Opady deszczu w Paryżu jeszcze bardziej wpłynęły na turniej panów, gdyż z zaplanowanych na dzisiaj pojedynków, odbyły się zaledwie trzy. Kibice na korcie imienia Philippa Chatrier mogli zobaczyć jednak Marata Safina (nr 22), który wydaje się być w dobrej dyspozycji. Jego rywalem był Fernando Vicente, który jednak zupełnie nie wytrzymał presji tego meczu i zagrał bardzo słabo.

W pierwszym secie tego meczu przewaga rosyjskiego tenisisty była ogromna, Safina również bez większych problemów przełamywał serwis Hiszpana. W całej pierwszej partii faworyt meczu stracił przy swoim podaniu zaledwie dwa punkty, co jest znakomitym wynikiem. Był to bardzo krótki set, ponieważ trwał zaledwie dwadzieścia pięć minut.

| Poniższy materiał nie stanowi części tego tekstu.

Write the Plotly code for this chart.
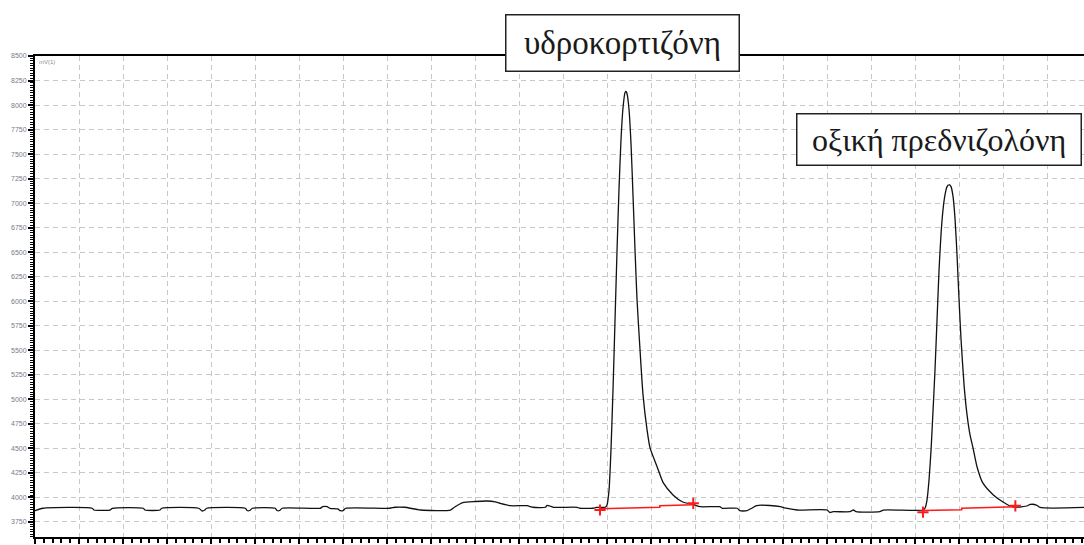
import plotly.graph_objects as go

# Chromatogram trace (time in min, detector signal)
time_min = [0.00, 0.09, 0.65, 0.67, 0.85, 0.88, 1.23, 1.25, 1.42, 1.44, 1.86, 1.90, 1.93, 1.95,
            2.39, 2.41, 2.44, 2.47, 2.73, 2.75, 2.78, 2.81, 3.24, 3.27, 3.32, 3.35, 3.44, 3.47,
            3.50, 3.53, 4.03, 4.09, 4.20, 4.38, 4.72, 4.77, 4.86, 5.00, 5.14, 5.23, 5.28, 5.40,
            5.59, 5.66, 5.80, 5.82, 5.85, 5.89, 6.16, 6.19, 6.34, 6.38, 6.48,
            6.500, 6.523, 6.545, 6.568, 6.591, 6.614, 6.636, 6.659, 6.682, 6.705, 6.716, 6.727,
            6.750, 6.773, 6.795, 6.818, 6.841, 6.875, 6.909, 6.955, 6.989,
            7.07, 7.14, 7.25, 7.36, 7.48, 7.56, 7.78,
            7.81, 7.98, 8.01, 8.09, 8.15, 8.20, 8.35, 8.47, 8.52, 8.66, 9.00, 9.03, 9.07, 9.26,
            9.30, 9.33, 9.60, 9.64, 10.09,
            10.114, 10.136, 10.159, 10.182, 10.205, 10.227, 10.250, 10.273, 10.295, 10.318,
            10.341, 10.364, 10.386, 10.409, 10.432, 10.455, 10.477, 10.500, 10.523, 10.557,
            10.591, 10.625, 10.659, 10.705,
            10.77, 10.89, 11.00, 11.11, 11.19, 11.27, 11.31, 11.38, 11.42, 11.92]
signal = [3865, 3890, 3890, 3872, 3872, 3890, 3890, 3872, 3872, 3890, 3890, 3862, 3872, 3890,
          3890, 3867, 3867, 3890, 3890, 3867, 3867, 3890, 3890, 3906, 3906, 3890, 3883, 3865,
          3865, 3890, 3890, 3900, 3900, 3872, 3872, 3903, 3947, 3959, 3964, 3954, 3941, 3916,
          3916, 3900, 3900, 3920, 3913, 3900, 3900, 3890, 3890, 3898, 3900,
          3923, 4077, 4485, 5097, 5811, 6525, 7138, 7648, 7975, 8128, 8138, 8118,
          7955, 7597, 7087, 6525, 6015, 5505, 5046, 4689, 4505,
          4311, 4148, 4026, 3954, 3929, 3906, 3906,
          3890, 3890, 3865, 3865, 3893, 3918, 3918, 3906, 3893, 3872, 3872, 3847, 3855, 3855,
          3872, 3855, 3855, 3872, 3872,
          3893, 3974, 4179, 4485, 4893, 5301, 5811, 6321, 6679, 6934,
          7087, 7168, 7189, 7168, 7066, 6832, 6474, 6015, 5607, 5148,
          4842, 4638, 4505, 4311,
          4148, 4026, 3954, 3903, 3903, 3913, 3929, 3923, 3898, 3898]

# Integration baselines (red)
base1_t = [6.42, 7.10, 7.10, 7.48]
base1_v = [3885, 3900, 3915, 3925]
base2_t = [10.09, 10.53, 10.53, 11.14]
base2_v = [3868, 3875, 3890, 3905]
mark_t = [6.42, 7.48, 10.09, 11.14]
mark_v = [3872, 3940, 3850, 3915]

x_ticks = [0.0, 0.5, 1.0, 1.5, 2.0, 2.5, 3.0, 3.5, 4.0, 4.5, 5.0, 5.5, 6.0, 6.5, 7.0, 7.5,
           8.0, 8.5, 9.0, 9.5, 10.0, 10.5, 11.0, 11.5]
x_labels = ["0.0", "0.5", "1.0", "1.5", "2.0", "2.5", "3.0", "3.5", "4.0", "4.5", "5.0", "5.5",
            "6.0", "6.5", "7.0", "7.5", "8.0", "8.5", "9.0", "9.5", "10.0", "10.5", "11.0", "11.5"]
y_ticks = [3750, 4000, 4250, 4500, 4750, 5000, 5250, 5500, 5750, 6000, 6250, 6500, 6750,
           7000, 7250, 7500, 7750, 8000, 8250, 8500]
y_labels = [str(v) for v in y_ticks]

peak_names = ["υδροκορτιζόνη", "οξική πρεδνιζολόνη"]

fig = go.Figure()
fig.add_trace(go.Scatter(x=time_min, y=signal, mode="lines",
                         line=dict(color="#111111", width=1.3, shape="spline", smoothing=0.6),
                         hoverinfo="skip"))
fig.add_trace(go.Scatter(x=base1_t, y=base1_v, mode="lines",
                         line=dict(color="#ff1a1a", width=1.5), hoverinfo="skip"))
fig.add_trace(go.Scatter(x=base2_t, y=base2_v, mode="lines",
                         line=dict(color="#ff1a1a", width=1.5), hoverinfo="skip"))
fig.add_trace(go.Scatter(x=mark_t, y=mark_v, mode="markers",
                         marker=dict(symbol="cross-thin", size=8,
                                     line=dict(color="#ff1a1a", width=2)),
                         hoverinfo="skip"))

fig.update_layout(
    width=1084, height=545,
    margin=dict(l=35, r=0, t=56, b=8, autoexpand=False),
    paper_bgcolor="white", plot_bgcolor="white",
    showlegend=False,
    xaxis=dict(range=[0, 11.92], tickvals=x_ticks, ticktext=x_labels, automargin=False,
               showline=True, linecolor="#000000", linewidth=2, mirror=True,
               ticks="outside", ticklen=5, tickwidth=1.5, tickcolor="#000000",
               minor=dict(dtick=0.1, ticks="outside", ticklen=4, tickcolor="#000000",
                          tickwidth=1.5, showgrid=False),
               showgrid=True, gridcolor="#c8c8c8", gridwidth=1, griddash="5px,4px",
               tickfont=dict(family="Liberation Sans", size=7, color="#8a8a9a"),
               zeroline=False),
    yaxis=dict(range=[3597, 8500], tickvals=y_ticks, ticktext=y_labels, automargin=False,
               showline=True, linecolor="#000000", linewidth=2, mirror=False,
               ticks="outside", ticklen=5, tickwidth=1.5, tickcolor="#000000",
               minor=dict(dtick=25, ticks="outside", ticklen=3, tickcolor="#000000",
                          tickwidth=1, showgrid=False),
               showgrid=True, gridcolor="#c8c8c8", gridwidth=1, griddash="5px,4px",
               tickfont=dict(family="Liberation Sans", size=7, color="#7a7a8a"),
               zeroline=False),
    annotations=[
        dict(text=peak_names[0], xref="paper", yref="paper", x=0.5605, y=1.026,
             showarrow=False, xanchor="center", yanchor="middle",
             font=dict(family="Liberation Serif", size=33, color="#1a1a1a"),
             bgcolor="white", bordercolor="#222222", borderwidth=1.5, borderpad=0,
             width=232, height=55),
        dict(text=peak_names[1], xref="paper", yref="paper", x=0.8618, y=0.8274,
             showarrow=False, xanchor="center", yanchor="middle",
             font=dict(family="Liberation Serif", size=32, color="#1a1a1a"),
             bgcolor="white", bordercolor="#222222", borderwidth=1.5, borderpad=0,
             width=283, height=50),
        dict(text="mV(1)", xref="paper", yref="paper", x=0.002, y=0.998,
             showarrow=False, xanchor="left", yanchor="top",
             font=dict(family="Liberation Sans", size=6, color="#8a8a9a")),
    ],
)

fig.write_html("out.html", config={"displayModeBar": False},
               post_script="document.body.style.margin='0';document.body.style.overflow='hidden';")
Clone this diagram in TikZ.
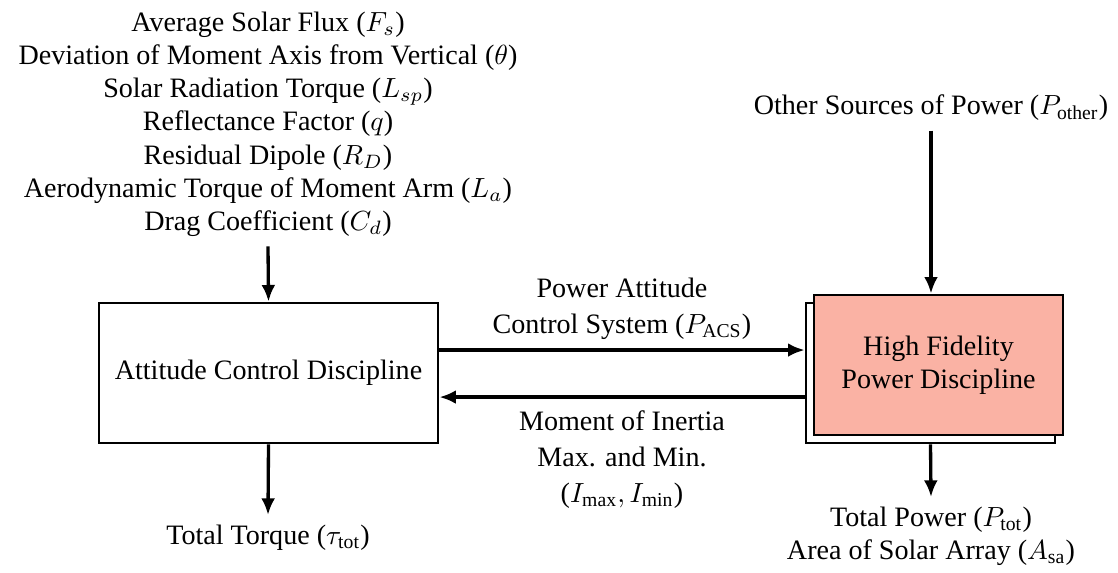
\documentclass[tikz,border=0pt]{standalone}
\usepackage{fontspec}
\setmainfont{Liberation Serif}
\usetikzlibrary{arrows.meta}
\definecolor{hfpink}{RGB}{250,178,164}
\tikzset{
  disc/.style={draw,line width=1pt,minimum height=50.6pt,align=center},
  flow/.style={-{Latex[length=6pt,width=5pt]},line width=1.2pt},
  lbl/.style={align=center,font=\fontsize{10.15}{12}\selectfont}
}
\begin{document}
\begin{tikzpicture}[x=0.3614pt,y=-0.3614pt]
\useasboundingbox (0,0) rectangle (1118,573);
% discipline boxes
\node[disc,lbl,minimum width=122.5pt] (acd) at (268.5,373) {Attitude Control Discipline};
\node[disc,fill=white,minimum width=90pt] (hfb) at (930.5,373) {};
\node[disc,lbl,fill=hfpink,minimum width=90pt] (hf) at (938.5,365) {High Fidelity\\Power Discipline};
% inputs and outputs
\node[lbl,anchor=north] (inputs) at (268,2) {Average Solar Flux ($F_s$)\\
  Deviation of Moment Axis from Vertical ($\theta$)\\
  Solar Radiation Torque ($L_{sp}$)\\
  Reflectance Factor ($q$)\\
  Residual Dipole ($R_D$)\\
  Aerodynamic Torque of Moment Arm ($L_a$)\\
  Drag Coefficient ($C_d$)};
\node[lbl,anchor=north] (torque) at (268,515) {Total Torque ($\tau_{\mathrm{tot}}$)};
\node[lbl] (psrc) at (931,108) {Other Sources of Power ($P_{\mathrm{other}}$)};
\node[lbl,anchor=north] (pout) at (931,497) {Total Power ($P_{\mathrm{tot}}$)\\Area of Solar Array ($A_{\mathrm{sa}}$)};
% connectors
\draw[flow] (inputs.south) -- (acd.north);
\draw[flow] (acd.south) -- (torque.north);
\draw[flow] (psrc.south) -- (psrc.south |- hf.north);
\draw[flow] (hfb.south) -- (pout.north);
\draw[flow] ([yshift=8.3pt]acd.east) -- node[lbl,above] {Power Attitude\\[1pt]Control System ($P_{\mathrm{ACS}}$)} ([yshift=8.3pt]hfb.west);
\draw[flow] ([yshift=-8.7pt]hfb.west) -- node[lbl,below,yshift=-1pt] {Moment of Inertia\\[1pt]Max. and Min.\\[1pt]($I_{\mathrm{max}},I_{\mathrm{min}}$)} ([yshift=-8.7pt]acd.east);
\end{tikzpicture}
\end{document}
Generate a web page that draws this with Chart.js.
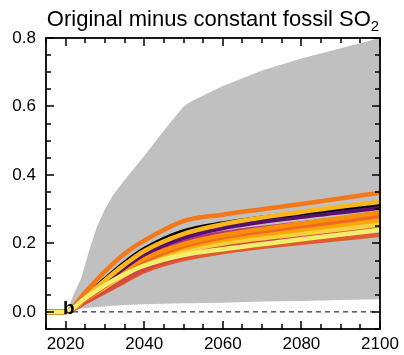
<!DOCTYPE html>
<html>
<head>
<meta charset="utf-8">
<script src="https://cdn.jsdelivr.net/npm/chart.js@4.4.0/dist/chart.umd.min.js"></script>
<style>
  html, body { margin: 0; padding: 0; background: #fff; }
  #wrap { width: 404px; height: 355px; }
</style>
</head>
<body>
<div id="wrap"><canvas id="so2Chart"></canvas></div>
<script>
// x / y tick labels
const xTicks = [2020, 2040, 2060, 2080, 2100];
const yTicks = [0.0, 0.2, 0.4, 0.6, 0.8];

// grey range (min / max across ensemble)
const bandYears = [2020, 2021, 2022, 2024, 2026, 2028, 2030, 2032, 2035, 2040, 2045, 2050, 2052, 2060, 2070, 2080, 2090, 2100];
const bandUpper = [0.0, 0.02, 0.05, 0.10, 0.18, 0.25, 0.30, 0.34, 0.385, 0.455, 0.53, 0.60, 0.615, 0.66, 0.705, 0.74, 0.77, 0.80];
const bandLower = [0.0, 0.004, 0.007, 0.010, 0.012, 0.014, 0.016, 0.018, 0.020, 0.022, 0.024, 0.025, 0.025, 0.027, 0.030, 0.032, 0.035, 0.037];

// individual model lines
const years = [2015, 2020, 2025, 2030, 2035, 2040, 2050, 2060, 2080, 2100];
const lineLightYellow = [0, 0, 0.040, 0.078, 0.110, 0.135, 0.166, 0.183, 0.212, 0.240];
const lineOrangeTop   = [0, 0, 0.058, 0.118, 0.170, 0.208, 0.265, 0.284, 0.315, 0.348];
const lineYellowOr    = [0, 0, 0.045, 0.092, 0.138, 0.178, 0.228, 0.256, 0.292, 0.322];
const lineBlack       = [0, 0, 0.045, 0.095, 0.143, 0.183, 0.235, 0.258, 0.289, 0.316];
const linePurple      = [0, 0, 0.042, 0.087, 0.130, 0.168, 0.217, 0.245, 0.278, 0.304];
const lineMagenta     = [0, 0, 0.038, 0.080, 0.122, 0.158, 0.206, 0.230, 0.258, 0.284];
const lineOrange      = [0, 0, 0.040, 0.082, 0.122, 0.156, 0.198, 0.224, 0.258, 0.290];
const lineRedOrange   = [0, 0, 0.035, 0.075, 0.113, 0.148, 0.192, 0.218, 0.250, 0.280];
const lineAmber       = [0, 0, 0.037, 0.076, 0.113, 0.146, 0.186, 0.210, 0.240, 0.268];
const lineYellow      = [0, 0, 0.035, 0.072, 0.108, 0.140, 0.178, 0.200, 0.228, 0.255];
const lineCrimson     = [0, 0, 0.030, 0.062, 0.094, 0.124, 0.162, 0.188, 0.220, 0.250];
const lineBottom      = [0, 0, 0.028, 0.058, 0.089, 0.119, 0.154, 0.175, 0.202, 0.225];

const zeroYears = [2015, 2100];
const zeroVals = [0, 0];

const FONT = '"Liberation Sans", Arial, Helvetica, sans-serif';

function pts(xs, ys) {
    return xs.map((x, i) => ({ x: x, y: ys[i] }));
}

function modelLine(vals, color, order) {
    return {
        data: pts(years, vals),
        borderColor: color,
        borderWidth: 4.5,
        pointRadius: 0,
        fill: false,
        cubicInterpolationMode: 'monotone',
        borderCapStyle: 'butt',
        order: order
    };
}

// frame, inward ticks, title and panel letter
const framePlugin = {
    id: 'frame',
    afterDraw(chart) {
        const ctx = chart.ctx;
        const a = chart.chartArea;
        const xs = chart.scales.x;
        const ys = chart.scales.y;
        ctx.save();
        ctx.setLineDash([]);
        ctx.globalAlpha = 1;
        ctx.lineCap = 'butt';
        ctx.strokeStyle = '#000000';
        ctx.lineWidth = 1.5;
        ctx.beginPath();
        // x ticks every 5 years, major every 20
        for (let yr = 2015; yr <= 2100; yr += 5) {
            const px = Math.round(xs.getPixelForValue(yr));
            const len = (yr % 20 === 0) ? 8 : 5;
            ctx.moveTo(px, a.bottom);
            ctx.lineTo(px, a.bottom - len);
            ctx.moveTo(px, a.top);
            ctx.lineTo(px, a.top + len);
        }
        // y ticks every 0.05, major every 0.2
        for (let k = -1; k <= 16; k++) {
            const py = Math.round(ys.getPixelForValue(k * 0.05));
            const len = (k % 4 === 0) ? 8 : 5;
            ctx.moveTo(a.left, py);
            ctx.lineTo(a.left + len, py);
            ctx.moveTo(a.right, py);
            ctx.lineTo(a.right - len, py);
        }
        ctx.stroke();
        ctx.lineWidth = 1.8;
        ctx.strokeRect(a.left, a.top, a.right - a.left, a.bottom - a.top);

        // title with subscript
        const main = 'Original minus constant fossil SO';
        ctx.fillStyle = '#000';
        ctx.textBaseline = 'alphabetic';
        ctx.textAlign = 'left';
        ctx.font = '22px ' + FONT;
        const w1 = ctx.measureText(main).width;
        ctx.font = '15px ' + FONT;
        const w2 = ctx.measureText('2').width;
        const cx = (a.left + a.right) / 2;
        const x0 = cx - (w1 + w2) / 2;
        ctx.font = '22px ' + FONT;
        ctx.fillText(main, x0, 26);
        ctx.font = '15px ' + FONT;
        ctx.fillText('2', x0 + w1, 31);

        // panel letter
        ctx.font = 'bold 19px ' + FONT;
        ctx.fillText('b', 63, 314);
        ctx.restore();
    }
};

new Chart(document.getElementById('so2Chart'), {
    type: 'line',
    data: {
        datasets: [
            { data: pts(zeroYears, zeroVals), borderColor: '#000', borderWidth: 1, borderDash: [5, 4], pointRadius: 0, fill: false, order: 50 },
            { data: pts(bandYears, bandLower), borderWidth: 0, borderColor: 'rgba(0,0,0,0)', pointRadius: 0, fill: false, order: 60 },
            { data: pts(bandYears, bandUpper), borderWidth: 0, borderColor: 'rgba(0,0,0,0)', backgroundColor: '#c0c0c0', pointRadius: 0, fill: '-1', order: 61 },
            modelLine(lineBottom, '#e15b30', 12),
            modelLine(lineMagenta, '#b5367a', 11),
            modelLine(lineCrimson, '#d44842', 10),
            modelLine(lineYellow, '#f7d13d', 9),
            modelLine(lineAmber, '#fca50a', 8),
            modelLine(lineRedOrange, '#ed6925', 7),
            modelLine(lineOrange, '#f98e09', 6),
            modelLine(linePurple, '#57106e', 5),
            modelLine(lineBlack, '#000004', 4),
            modelLine(lineYellowOr, '#fbb61a', 3),
            modelLine(lineOrangeTop, '#f37819', 2),
            modelLine(lineLightYellow, '#f3ef6e', 1)
        ]
    },
    options: {
        responsive: true,
        maintainAspectRatio: false,
        animation: false,
        layout: { padding: { top: 38, right: 24, left: 0, bottom: 0 } },
        plugins: {
            legend: { display: false },
            tooltip: { enabled: false },
            filler: { drawTime: 'beforeDatasetsDraw' }
        },
        scales: {
            x: {
                type: 'linear',
                min: 2015,
                max: 2100,
                grid: { display: false, drawTicks: false },
                border: { display: false },
                afterBuildTicks: s => { s.ticks = xTicks.map(v => ({ value: v })); },
                afterFit: s => { s.height = 26; },
                ticks: {
                    font: { family: FONT, size: 17 },
                    color: '#000',
                    padding: 5,
                    maxRotation: 0,
                    callback: v => String(v)
                }
            },
            y: {
                min: -0.05,
                max: 0.8,
                grid: { display: false, drawTicks: false },
                border: { display: false },
                afterBuildTicks: s => { s.ticks = yTicks.map(v => ({ value: v })); },
                afterFit: s => { s.width = 46; },
                ticks: {
                    font: { family: FONT, size: 17 },
                    color: '#000',
                    padding: 10,
                    callback: v => v.toFixed(1)
                }
            }
        }
    },
    plugins: [framePlugin]
});
</script>
</body>
</html>
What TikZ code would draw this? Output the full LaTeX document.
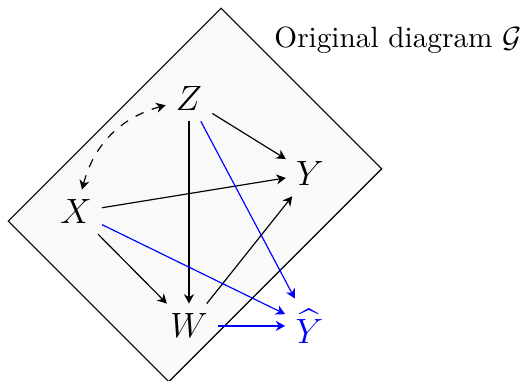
\documentclass[tikz,border=0pt]{standalone}
\usepackage{amsmath,amssymb}
\usepackage{tikz}
\usetikzlibrary{arrows.meta,positioning}

\begin{document}
\begin{tikzpicture}[>={Stealth[length=3.2pt,width=3.4pt,inset=1pt]},every node/.style={font=\large}]
\useasboundingbox (0,0) rectangle (6.27,4.576);
% tilted panel behind the graph
\draw[fill=black!2.5,rotate around={45:(2.342,2.234)}] (2.342-1.808,2.234-1.364) rectangle (2.342+1.808,2.234+1.364);
\node[anchor=base east,inner sep=0pt,font=\normalsize] (title) at (6.27,4.01) {Original diagram $\mathcal{G}$};
% variables
\node (X) at (0.913,2.030) {$X$};
\node (Z) at (2.270,3.387) {$Z$};
\node (Y) at (3.723,2.486) {$Y$};
\node (W) at (2.270,0.661) {$W$};
\node[blue] (Yh) at (3.715,0.661) {$\widehat{Y}$};
% edges of G
\draw[<->,dashed] (X) to[bend left=30] (Z);
\foreach \a/\b in {Z/Y,Z/W,X/Y,X/W,W/Y} \draw[->] (\a) -- (\b);
% edges into the predictor
\draw[->,blue] (Z) -- (Yh);
\draw[->,blue] (X) -- (Yh);
\draw[->,blue,semithick] (W) -- (Yh);
\end{tikzpicture}
\end{document}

Zdecydowanie więcej walki francuscy kibice oglądali w drugiej partii tej rywalizacji. Hiszpan zagrał zdecydowanie bardziej odważnie, co natychmiast przełożyło się na bardziej wyrównaną walkę. Vicente od tej części spotkania zmagał się z kontuzją, gdyż postawił przede wszystkim na pierwszy serwis (100 %). Nie udało mu się jednak mimo przełamania serwisu, wygrać tej partii.

Trzecia partia to ponownie ogromna przewaga Safina, które grał już zupełnie rozluźniony, gdyż wiedział, że tego spotkania już nie przegra. Hiszpan wygrał jednego gema przy własnym serwisie i było to wszystko, na co było go stać w tej części meczu.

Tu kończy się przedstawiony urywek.